303 S.W.2d 464 | Tex. App. | 1957
On April 13, 1956, the appellee, Crockett Production Credit Association, filed suit on a note and for foreclosure of a deed of trust. Defendants were appellant, C. W. Butler, Jr., and his estranged wife, Allie Maude Butler. The defendants answered separately, with general denials. The case was set for trial on August 6th, and on motion of appellant a continuance was granted. On September 1st appellee filed a motion for summary judgment. After two postponements had been granted on request of appellant, the motion for summary judgment was heard on September 24th and judgment rendered for ap-pellee. Defendant Allie Maude Butler did not contest the motion for summary judgment.
In opposition to the hearing on the motion for summary judgment, appellant filed affidavits by a doctor and by his attorney. The affidavit by the doctor was in effect that appellant was in such an agitated and confused mental state he was unable to confer with his attorney “without becoming most upset and more confused.” Appellant’s attorney filed an affidavit, which set out that although appellant discussed all his other troubles, business and domestic, he could not,, because of his mental state, discuss his defense of “this suit” or reply to inquiries touching upon the credits “if any there be” to which he was entitled.
Neither in the pleadings nor in the affidavits did appellant ever swear or allege that he had or might have a defense to appellee’s suit. It was conceded by appellant that facts did not exist which would justify appointment of a guardian to represent him. Appellee filed an affidavit showing appellant transacted business con'cerning other deeds of trust on at least two occasions since the instant suit was filed, one of such transactions being subsequent to the time appellee filed its motion for summary judgment.
In the instant case only the appellant, and perhaps his wife, knew whether or not he had a defense to the suit. It is undisputed appellant was attending to other 'business while the motion was pending. It is undisputed that he discussed other business matters with his attorney during such time. The affidavits do not disclose any effort on appellant’s part or on the part of his attorney to ascertain from his co-defendant any facts which might raise a defense.
In view of the record, the court did not abuse his discretion in proceeding to hear the motion for summary judgment.

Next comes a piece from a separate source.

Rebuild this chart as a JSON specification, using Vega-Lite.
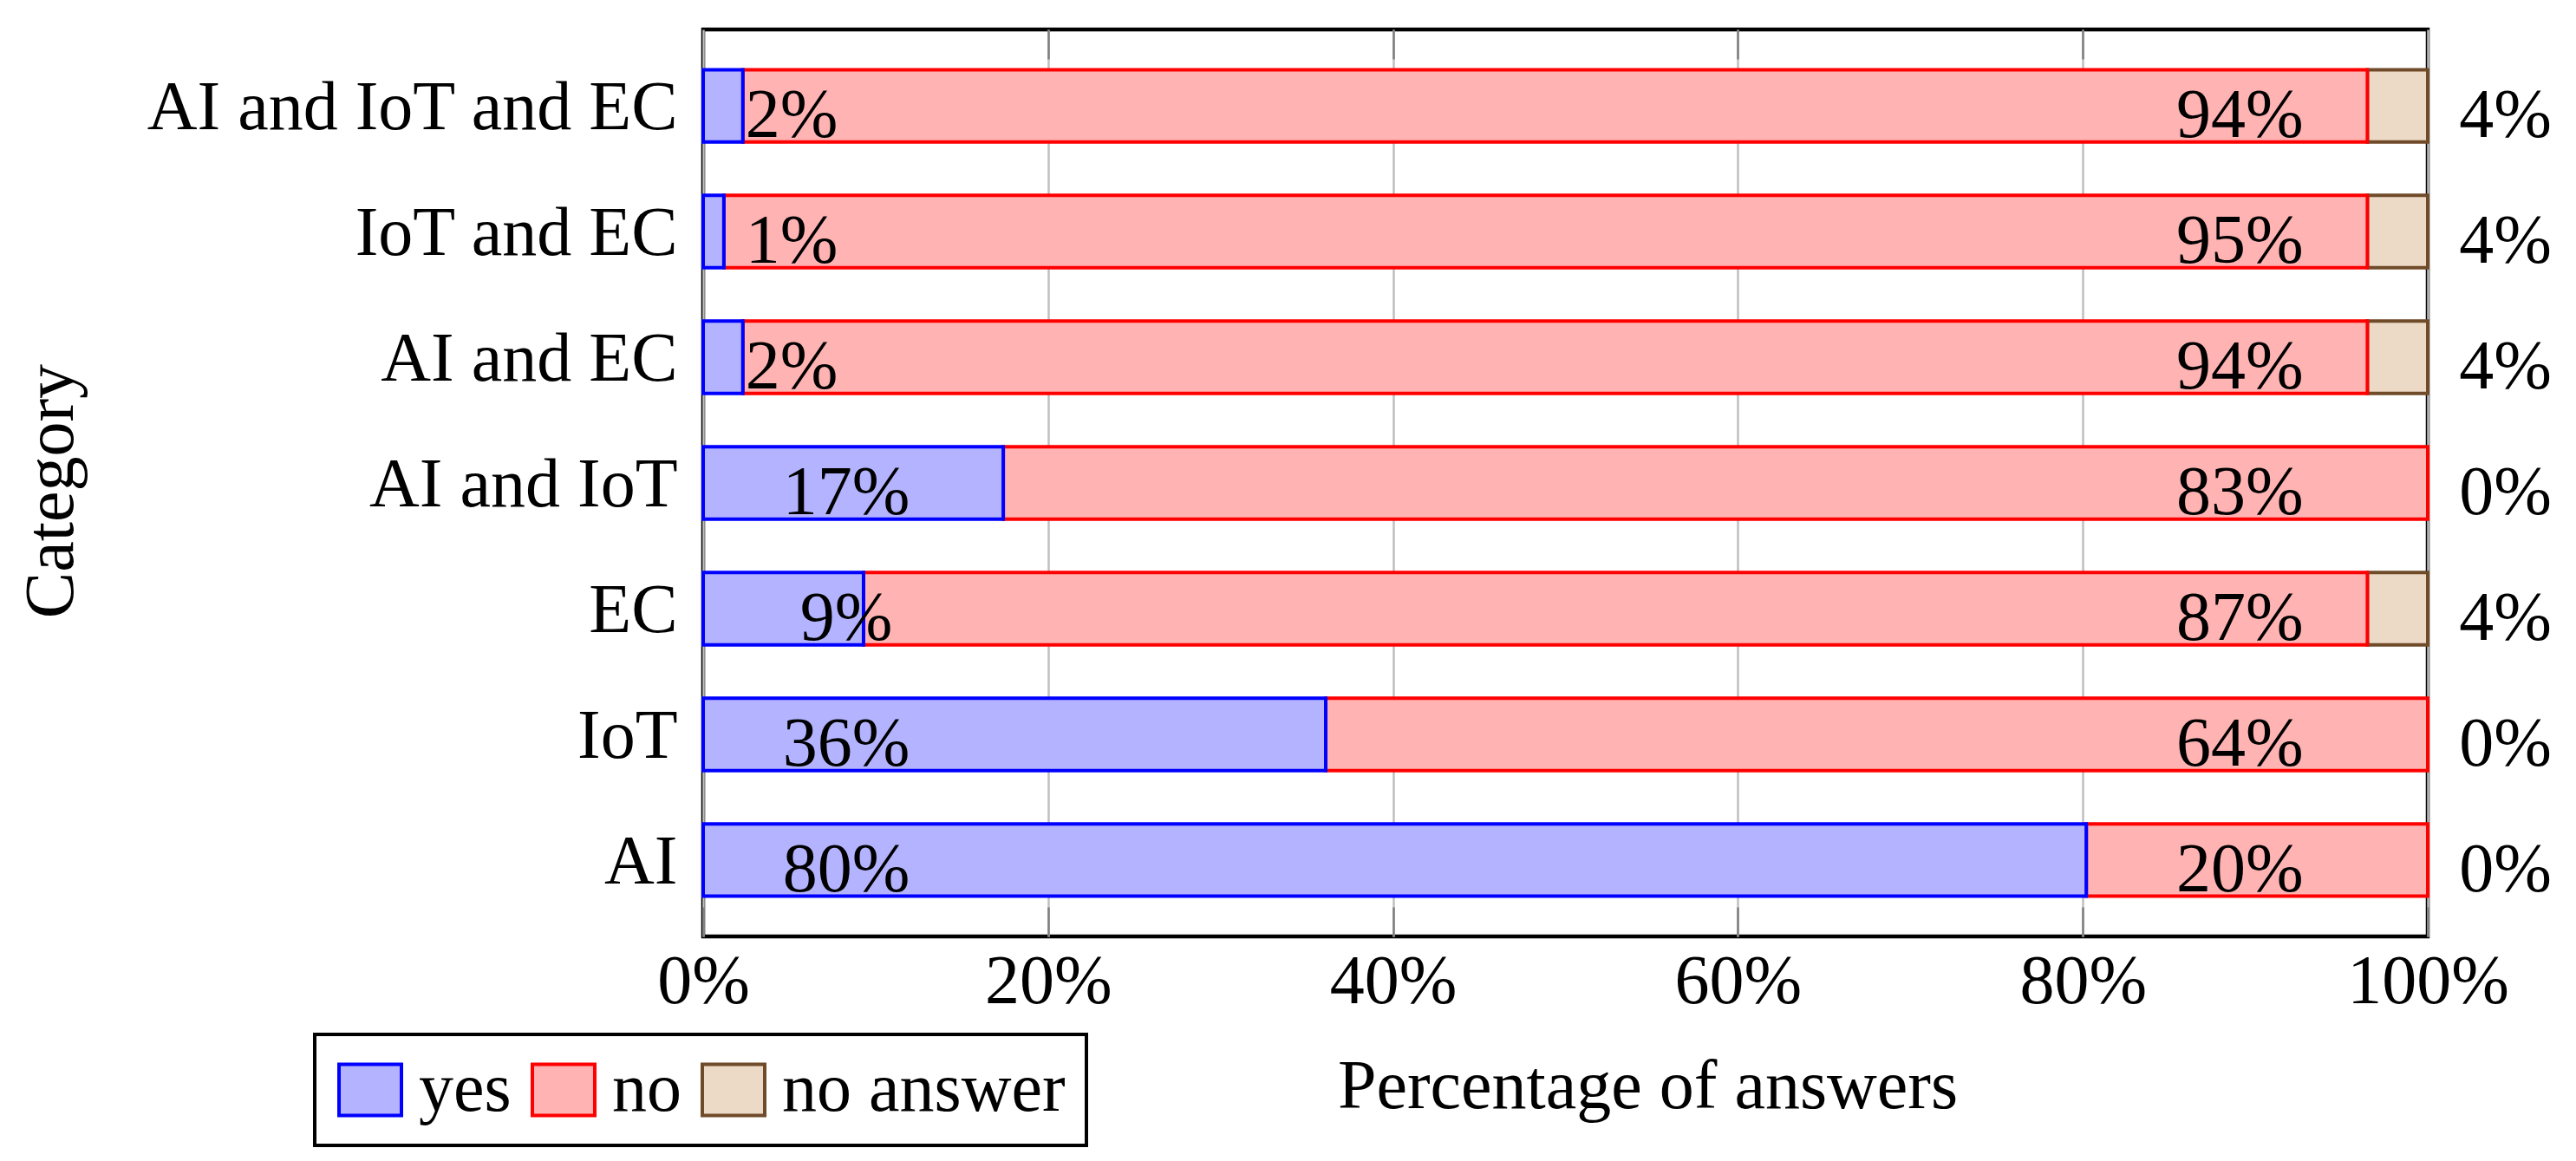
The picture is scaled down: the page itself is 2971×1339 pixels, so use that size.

Having determined that appellant was not entitled to further delay, the only question remaining before the court was whether appellee was entitled to judgment on the record then before him.
There was no disputed material fact to be determined by court or jury. The ap-pellee’s pleadings and proof were adequate for the relief sought. No defense to the suit was offered by appellant. Such being the case, a summary judgment for appellee was proper. Clark v. Barr, Tex.Civ.App., 239 S.W.2d 114; Fowler v. Texas Employers’ Ins. Ass’n, Tex.Civ.App., 237 S.W.2d 373; De La Garza v. Ryals, Tex.Civ.App., 239 S.W.2d 854; Rule 166-A, T.R.C.P.
The judgment of the trial court is affirmed.